Vers le métro
21.10.10 Débarqué à la gare de Lyon, le grand souffle de la ville m’a pris dans ses tentacules invisibles dès la descente du train. Quelques pas sur les quais et je suis déjà happé par un débordement grouillant, aspiré par la houle du grand hall où des centaines d’hommes fourmis forment des vagues autour des panneaux puis filent dans leur cavité respective. Incertitude des pas, hésitations timides, j’ai l’impression d’être le seul à ne pas savoir où je suis, où aller. Je monte, descends des escaliers mécaniques froids, garnis de spécimens bondissants qui veulent rouler plus vite que l’automatisme et franchissent les marches deux par deux. Ils se déplacent tels des robots. Ils pourraient avancer yeux fermés, eux connaissent leur chemin. Moi, je suis perdu et les regarde anxieux me dépasser, me bousculer au lieu de lever la tête. Car c’est dans les hauteurs que tout se passe, que tout s’éclaire. Perchés sur des poutrelles métalliques, mon chemin se trace, il suffit de me laisser guider par les indications, flèches et contours à emprunter. Je cherche et identifie les symboles. Il me faut trouver le M entouré d’un cercle et suivi d’un numéro, trouver la bonne voie pour m’engouffrer dans le métro.

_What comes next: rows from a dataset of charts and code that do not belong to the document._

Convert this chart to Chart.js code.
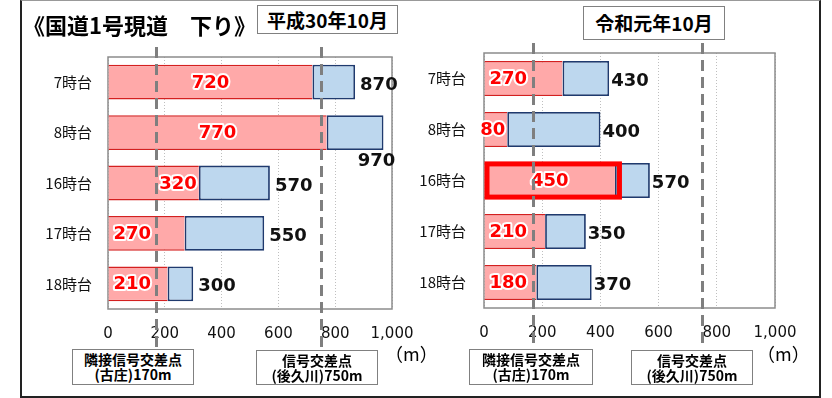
<!DOCTYPE html>
<html>
<head>
<meta charset="utf-8">
<script src="https://cdn.jsdelivr.net/npm/chart.js@4.4.1/dist/chart.umd.min.js"></script>
<style>
  body { margin:0; width:832px; height:398px; background:#fff; position:relative; overflow:hidden;
         font-family:"Noto Sans CJK JP", sans-serif; color:#000; }
  canvas { position:absolute; left:0; top:0; }
  .frame { position:absolute; left:20px; top:0; width:797px; height:395px;
           border:2px solid #222; border-top:1px solid #999; }
  .title { position:absolute; left:23px; top:9px; font-size:22px; font-weight:bold;
           line-height:30px; white-space:pre; z-index:2; }
  .period { position:absolute; box-sizing:border-box; border:1px solid #808080; background:#fff;
            font-weight:bold; font-size:19px; text-align:center; z-index:2; }
  .note { position:absolute; box-sizing:border-box; border:1px solid #808080; background:#fff;
          font-weight:bold; font-size:14px; line-height:15px; text-align:center;
          padding-top:2px; z-index:2; }
  .unit { position:absolute; font-size:18px; line-height:22px; z-index:2; }
</style>
</head>
<body>
<div class="frame"></div>
<canvas id="h30" width="832" height="398"></canvas>
<canvas id="r1" width="832" height="398"></canvas>

<div class="title">《国道1号現道　下り》</div>
<div class="period" style="left:257px;top:5px;width:141px;height:29px;line-height:27px;">平成30年10月</div>
<div class="period" style="left:583px;top:6px;width:142px;height:34px;line-height:32px;">令和元年10月</div>

<div class="note" style="left:72px;top:349px;width:122px;height:36px;">隣接信号交差点<br>(古庄)170m</div>
<div class="note" style="left:256px;top:350px;width:122px;height:35px;">信号交差点<br>(後久川)750m</div>
<div class="note" style="left:469px;top:349px;width:124px;height:36px;">隣接信号交差点<br>(古庄)170m</div>
<div class="note" style="left:631px;top:350px;width:122px;height:35px;">信号交差点<br>(後久川)750m</div>

<div class="unit" style="left:385px;top:342px;">（m）</div>
<div class="unit" style="left:757px;top:342px;">（m）</div>

<script>
// Time slots (rows) and distance axis ticks, in metres
const hours = ['7時台', '8時台', '16時台', '17時台', '18時台'];
const xTicks = [0, 200, 400, 600, 800, 1000];

// Queue lengths (m): shorter value (red) and longer value (blue end)
const h30Min = [720, 770, 320, 270, 210];
const h30Max = [870, 970, 570, 550, 300];
const r1Min = [270, 80, 450, 210, 180];
const r1Max = [430, 400, 570, 350, 370];

// Signalised intersections along the route (m)
const signalDistances = [170, 750];

function barPlugin(look) {
  return {
    id: 'queueDecor',
    beforeDatasetsDraw(chart) {
      const { ctx, chartArea: a } = chart;
      ctx.save();
      ctx.strokeStyle = '#8C8C8C';
      ctx.lineWidth = 1.5;
      ctx.strokeRect(a.left, a.top, a.right - a.left, a.bottom - a.top);
      ctx.restore();
    },
    afterDatasetsDraw(chart) {
      const ctx = chart.ctx;
      const xs = chart.scales.x;
      const inner = chart.getDatasetMeta(0).data;
      const outer = chart.getDatasetMeta(1).data;
      const minVals = chart.data.datasets[0].data;
      const spans = chart.data.datasets[1].data;

      ctx.save();
      // emphasised bar
      if (look.highlight != null) {
        const el = inner[look.highlight];
        const p = el.getProps(['x', 'y', 'base', 'height'], true);
        ctx.strokeStyle = '#FF0000';
        ctx.lineWidth = 5;
        ctx.strokeRect(p.base + 2.5, p.y - p.height / 2 + 1, p.x - p.base + 2, p.height - 2);
      }

      ctx.font = 'bold 18px "DejaVu Sans"';
      ctx.textBaseline = 'middle';
      ctx.lineJoin = 'round';

      // values inside the red bars
      inner.forEach((el, i) => {
        const p = el.getProps(['x', 'y', 'base'], true);
        const txt = String(minVals[i]);
        const w = ctx.measureText(txt).width;
        let cx;
        if (look.innerAlign[i] === 'start') cx = p.base + 5 + w / 2;
        else if (look.innerAlign[i] === 'end') cx = p.x - 2 - w / 2;
        else cx = (p.base + p.x) / 2;
        ctx.textAlign = 'center';
        ctx.strokeStyle = '#FFFFFF';
        ctx.lineWidth = 4;
        ctx.strokeText(txt, cx, p.y + 1);
        ctx.fillStyle = '#FF0000';
        ctx.fillText(txt, cx, p.y + 1);
      });

      // totals beside the blue bars
      outer.forEach((el, i) => {
        const p = el.getProps(['x', 'y', 'height'], true);
        const txt = String(spans[i][1]);
        const w = ctx.measureText(txt).width;
        ctx.fillStyle = '#111111';
        ctx.textAlign = 'left';
        if (look.totalPlace[i] === 'below') {
          ctx.fillText(txt, p.x - 7 - w / 2, p.y + p.height / 2 + 11);
        } else {
          ctx.fillText(txt, p.x + look.totalGap, p.y + 3);
        }
      });

      // dashed markers for the intersections
      ctx.strokeStyle = '#7F7F7F';
      ctx.lineWidth = 3;
      ctx.setLineDash([11, 6]);
      signalDistances.forEach(d => {
        const x = Math.round(xs.getPixelForValue(d)) + 0.5;
        ctx.beginPath();
        ctx.moveTo(x, chart.chartArea.top - 10);
        ctx.lineTo(x, 347);
        ctx.stroke();
      });
      ctx.restore();
    }
  };
}

function makeChart(id, minVals, maxVals, look) {
  return new Chart(document.getElementById(id), {
    type: 'bar',
    data: {
      labels: hours,
      datasets: [
        {
          data: minVals,
          backgroundColor: '#FFA9A9',
          borderColor: '#D42020',
          borderWidth: { top: 1.5, bottom: 1.5, left: 0, right: 0 },
          borderSkipped: false,
          grouped: false, order: 2,
          categoryPercentage: 1, barPercentage: 0.69
        },
        {
          data: minVals.map((v, i) => [v, maxVals[i]]),
          backgroundColor: '#BDD7EE',
          borderColor: '#1F3A6E',
          borderWidth: 1.8,
          borderSkipped: false,
          grouped: false, order: 1,
          categoryPercentage: 1, barPercentage: 0.69
        }
      ]
    },
    options: {
      indexAxis: 'y',
      responsive: false,
      animation: false,
      devicePixelRatio: 1,
      layout: { padding: { left: look.padLeft, right: 832 - look.right, top: look.top, bottom: 0 } },
      plugins: { legend: { display: false }, tooltip: { enabled: false } },
      scales: {
        x: {
          min: 0, max: 1000,
          afterBuildTicks: s => { s.ticks = xTicks.map(v => ({ value: v })); },
          ticks: {
            padding: 16, color: '#111',
            font: { family: 'DejaVu Sans', size: 15 },
            maxRotation: 0, autoSkip: false,
            callback: v => Number(v).toLocaleString('en-US')
          },
          grid: { color: '#BFBFBF', lineWidth: 1, drawTicks: false },
          border: { display: false, dash: [1, 2] },
          afterFit: s => { s.height = 398 - look.bottom; }
        },
        y: {
          ticks: { padding: look.yPad, color: '#111', font: { family: 'Noto Sans CJK JP', size: 15 } },
          grid: { display: false, drawTicks: false },
          border: { display: false },
          afterFit: s => { s.width = look.left - look.padLeft; }
        }
      }
    },
    plugins: [barPlugin(look)]
  });
}

makeChart('h30', h30Min, h30Max, {
  padLeft: 30, left: 108, right: 392, top: 57, bottom: 309, yPad: 16,
  innerAlign: ['center', 'center', 'end', 'start', 'start'],
  totalPlace: ['right', 'below', 'right', 'right', 'right'],
  totalGap: 5, highlight: null
});

makeChart('r1', r1Min, r1Max, {
  padLeft: 400, left: 484, right: 775, top: 53, bottom: 308, yPad: 18,
  innerAlign: ['start', 'end', 'center', 'start', 'start'],
  totalPlace: ['right', 'right', 'right', 'right', 'right'],
  totalGap: 2, highlight: 2
});
</script>
</body>
</html>
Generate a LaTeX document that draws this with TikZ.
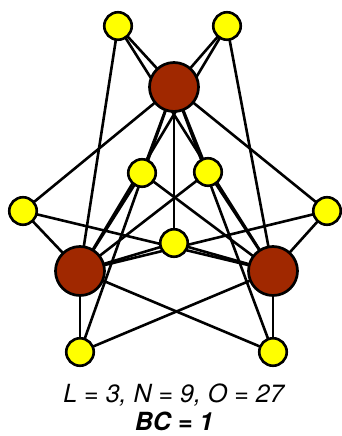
\documentclass[tikz,border=0pt]{standalone}
\usepackage{fontspec}
\setmainfont{TeX Gyre Heros}
\begin{document}
\definecolor{hubred}{RGB}{160,40,0}
\definecolor{leafyellow}{RGB}{255,255,0}
\begin{tikzpicture}[x=1pt,y=-1pt,
  hub/.style={circle,draw=black,line width=2.7pt,fill=hubred,minimum size=49pt,inner sep=0pt},
  leaf/.style={circle,draw=black,line width=2.6pt,fill=leafyellow,minimum size=27.5pt,inner sep=0pt},
  edge/.style={draw=black,line width=2.6pt},
  caption/.style={anchor=base,inner sep=0pt,font=\fontsize{25}{29}\selectfont\itshape}]
\useasboundingbox (0,0) rectangle (341,436);
% hubs
\coordinate (h1) at (174,87);
\coordinate (h2) at (80,271);
\coordinate (h3) at (273,271);
% leaves
\coordinate (y1) at (118,26);
\coordinate (y2) at (227,26);
\coordinate (y3) at (142,173);
\coordinate (y4) at (208,172);
\coordinate (y5) at (23,211);
\coordinate (y6) at (327,211);
\coordinate (y7) at (174,243);
\coordinate (y8) at (80,352);
\coordinate (y9) at (273,352);
% every leaf is joined to every hub
\foreach \y in {y1,y2,y3,y4,y5,y6,y7,y8,y9}
  \foreach \h in {h1,h2,h3}
    \draw[edge] (\y) -- (\h);
\foreach \h in {h1,h2,h3}
  \node[hub] (n\h) at (\h) {};
\foreach \y in {y1,y2,y3,y4,y5,y6,y7,y8,y9}
  \node[leaf] (n\y) at (\y) {};
\node[caption] (counts) at (173.5,402) {L = 3, N = 9, O = 27};
\node[caption,font=\fontsize{25}{29}\selectfont\bfseries\itshape] (bc) at (174,430) {BC = 1};
\end{tikzpicture}
\end{document}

Le cou en extension, je ne vois plus personne. Moi aussi désormais j’avance mécaniquement, guidé par les M successifs. Je suis excité à l’idée d’accéder à ces ramifications souterraines qui, pour un provincial, font partie du « Paris typique » au même titre que ses monuments historiques. On visite le métro comme on entre dans la tour Eiffel, les voies tortueuses plongées dans un creux obscur sont aussi longues et intrigantes que la hauteur et la majesté de la dame de fer. Finalement, je parviens à l’entrée avec plusieurs options qui s’offrent à moi pour autant de lignes différentes à choisir. J’en choisis une au hasard et m’enfonce pour la première fois dans les trous de la ville. En apnée, je fonds dans la foule qui s’agglutine dans le rétrécissement de l’espace. Un goulet d’étranglement puis les portiques d’entrée que certains sautent à pieds joints et je me retrouve sur un quai aux néons livides. Tout est allé très vite comme si j’avais un temps survolé le sol, porté par un appel d’air brutal. De part et d’autre, deux arches noires et un silence étrange monte de la voie. Sur le bord, les robots se sont arrêtés net et attendent la rame, le regard désert.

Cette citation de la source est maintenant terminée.